RAW DATA:
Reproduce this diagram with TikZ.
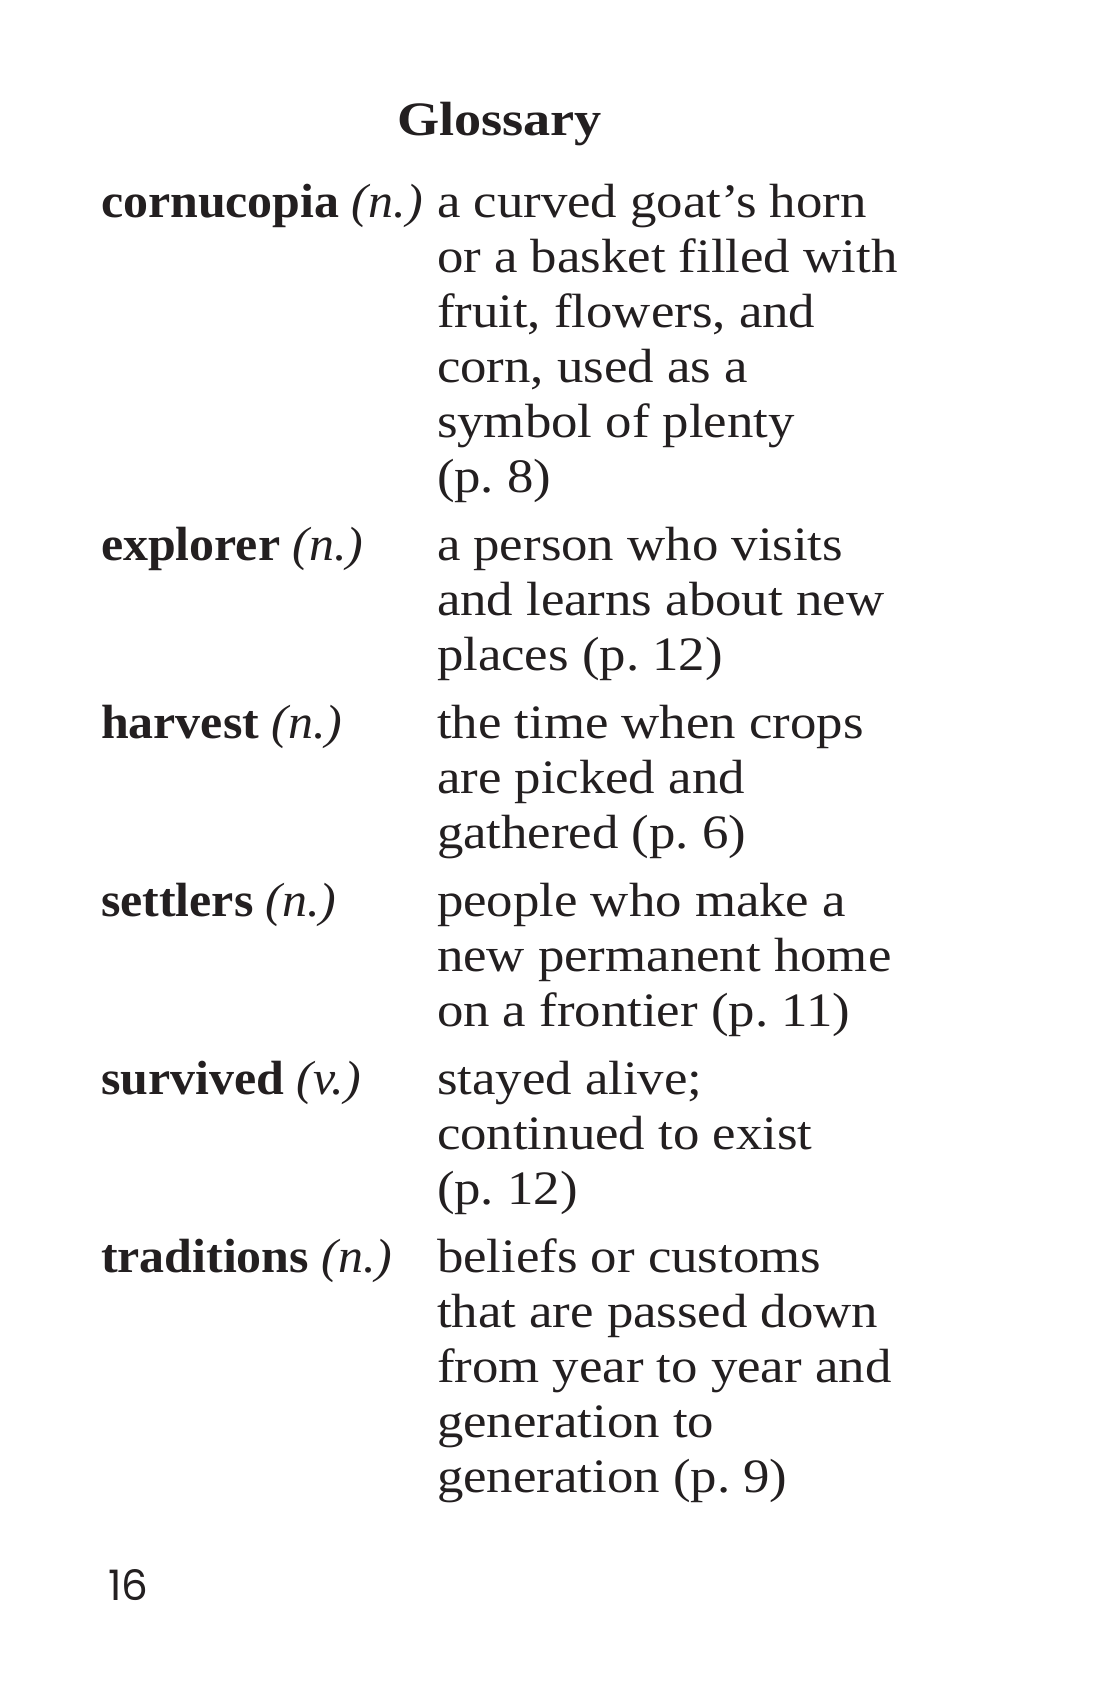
\documentclass[tikz,border=0pt]{standalone}
\usepackage{fontspec}
\setmainfont{Liberation Serif}
\newfontfamily\regf[FakeStretch=1.10]{Liberation Serif}
\newfontfamily\termf[FakeStretch=1.04]{Liberation Serif}
\newfontfamily\titlef[FakeStretch=1.13]{Liberation Serif}
\newfontfamily\numfont{Poppins}
\definecolor{ink}{HTML}{231F20}
\tikzset{
  txt/.style={anchor=base west, inner sep=0pt, outer sep=0pt, text=ink},
  term/.style={txt, font=\termf\fontsize{48}{55}\selectfont\frenchspacing},
  deftext/.style={txt, font=\regf\fontsize{48}{55}\selectfont\frenchspacing},
  titletext/.style={txt, font=\titlef\fontsize{48}{55}\selectfont\bfseries},
  pagenum/.style={anchor=base west, inner sep=0pt, text=ink, font=\numfont\fontsize{42}{50}\selectfont}
}
\newcommand\tm[2]{{\bfseries #1} {\itshape #2}}
\begin{document}
\begin{tikzpicture}[x=1pt,y=1pt]
\useasboundingbox (0,0) rectangle (1100,-1700);
\fill[white] (0,0) rectangle (1100,-1700);
\node[titletext] (title) at (397,-135) {Glossary};
% cornucopia
\node[term] (t1) at (101,-217) {\tm{cornucopia}{(n.)}};
\node[deftext] (d1a) at (437,-217) {a curved goat’s horn};
\node[deftext] (d1b) at (437,-272) {or a basket filled with};
\node[deftext] (d1c) at (437,-327) {fruit, flowers, and};
\node[deftext] (d1d) at (437,-382) {corn, used as a};
\node[deftext] (d1e) at (437,-437) {symbol of plenty};
\node[deftext] (d1f) at (437,-492) {(p. 8)};
% explorer
\node[term] (t2) at (101,-560) {\tm{explorer}{(n.)}};
\node[deftext] (d2a) at (437,-560) {a person who visits};
\node[deftext] (d2b) at (437,-615) {and learns about new};
\node[deftext] (d2c) at (437,-670) {places (p. 12)};
% harvest
\node[term] (t3) at (101,-738) {\tm{harvest}{(n.)}};
\node[deftext] (d3a) at (437,-738) {the time when crops};
\node[deftext] (d3b) at (437,-793) {are picked and};
\node[deftext] (d3c) at (437,-848) {gathered (p. 6)};
% settlers
\node[term] (t4) at (101,-916) {\tm{settlers}{(n.)}};
\node[deftext] (d4a) at (437,-916) {people who make a};
\node[deftext] (d4b) at (437,-971) {new permanent home};
\node[deftext] (d4c) at (437,-1026) {on a frontier (p. 11)};
% survived
\node[term] (t5) at (101,-1094) {\tm{survived}{(v.)}};
\node[deftext] (d5a) at (437,-1094) {stayed alive;};
\node[deftext] (d5b) at (437,-1149) {continued to exist};
\node[deftext] (d5c) at (437,-1204) {(p. 12)};
% traditions
\node[term] (t6) at (101,-1272) {\tm{traditions}{(n.)}};
\node[deftext] (d6a) at (437,-1272) {beliefs or customs};
\node[deftext] (d6b) at (437,-1327) {that are passed down};
\node[deftext] (d6c) at (437,-1382) {from year to year and};
\node[deftext] (d6d) at (437,-1437) {generation to};
\node[deftext] (d6e) at (437,-1492) {generation (p. 9)};
\node[pagenum] (pg) at (108,-1600) {16};
\end{tikzpicture}
\end{document}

WORK TO BE COMPLETED: Repeat the material above word for word, please, apart from its images.

OUTPUT FOR THIS EXERCISE:
Reproduce this diagram with TikZ.
\documentclass[tikz,border=0pt]{standalone}
\usepackage{fontspec}
\setmainfont{Liberation Serif}
\newfontfamily\regf[FakeStretch=1.10]{Liberation Serif}
\newfontfamily\termf[FakeStretch=1.04]{Liberation Serif}
\newfontfamily\titlef[FakeStretch=1.13]{Liberation Serif}
\newfontfamily\numfont{Poppins}
\definecolor{ink}{HTML}{231F20}
\tikzset{
  txt/.style={anchor=base west, inner sep=0pt, outer sep=0pt, text=ink},
  term/.style={txt, font=\termf\fontsize{48}{55}\selectfont\frenchspacing},
  deftext/.style={txt, font=\regf\fontsize{48}{55}\selectfont\frenchspacing},
  titletext/.style={txt, font=\titlef\fontsize{48}{55}\selectfont\bfseries},
  pagenum/.style={anchor=base west, inner sep=0pt, text=ink, font=\numfont\fontsize{42}{50}\selectfont}
}
\newcommand\tm[2]{{\bfseries #1} {\itshape #2}}
\begin{document}
\begin{tikzpicture}[x=1pt,y=1pt]
\useasboundingbox (0,0) rectangle (1100,-1700);
\fill[white] (0,0) rectangle (1100,-1700);
\node[titletext] (title) at (397,-135) {Glossary};
% cornucopia
\node[term] (t1) at (101,-217) {\tm{cornucopia}{(n.)}};
\node[deftext] (d1a) at (437,-217) {a curved goat’s horn};
\node[deftext] (d1b) at (437,-272) {or a basket filled with};
\node[deftext] (d1c) at (437,-327) {fruit, flowers, and};
\node[deftext] (d1d) at (437,-382) {corn, used as a};
\node[deftext] (d1e) at (437,-437) {symbol of plenty};
\node[deftext] (d1f) at (437,-492) {(p. 8)};
% explorer
\node[term] (t2) at (101,-560) {\tm{explorer}{(n.)}};
\node[deftext] (d2a) at (437,-560) {a person who visits};
\node[deftext] (d2b) at (437,-615) {and learns about new};
\node[deftext] (d2c) at (437,-670) {places (p. 12)};
% harvest
\node[term] (t3) at (101,-738) {\tm{harvest}{(n.)}};
\node[deftext] (d3a) at (437,-738) {the time when crops};
\node[deftext] (d3b) at (437,-793) {are picked and};
\node[deftext] (d3c) at (437,-848) {gathered (p. 6)};
% settlers
\node[term] (t4) at (101,-916) {\tm{settlers}{(n.)}};
\node[deftext] (d4a) at (437,-916) {people who make a};
\node[deftext] (d4b) at (437,-971) {new permanent home};
\node[deftext] (d4c) at (437,-1026) {on a frontier (p. 11)};
% survived
\node[term] (t5) at (101,-1094) {\tm{survived}{(v.)}};
\node[deftext] (d5a) at (437,-1094) {stayed alive;};
\node[deftext] (d5b) at (437,-1149) {continued to exist};
\node[deftext] (d5c) at (437,-1204) {(p. 12)};
% traditions
\node[term] (t6) at (101,-1272) {\tm{traditions}{(n.)}};
\node[deftext] (d6a) at (437,-1272) {beliefs or customs};
\node[deftext] (d6b) at (437,-1327) {that are passed down};
\node[deftext] (d6c) at (437,-1382) {from year to year and};
\node[deftext] (d6d) at (437,-1437) {generation to};
\node[deftext] (d6e) at (437,-1492) {generation (p. 9)};
\node[pagenum] (pg) at (108,-1600) {16};
\end{tikzpicture}
\end{document}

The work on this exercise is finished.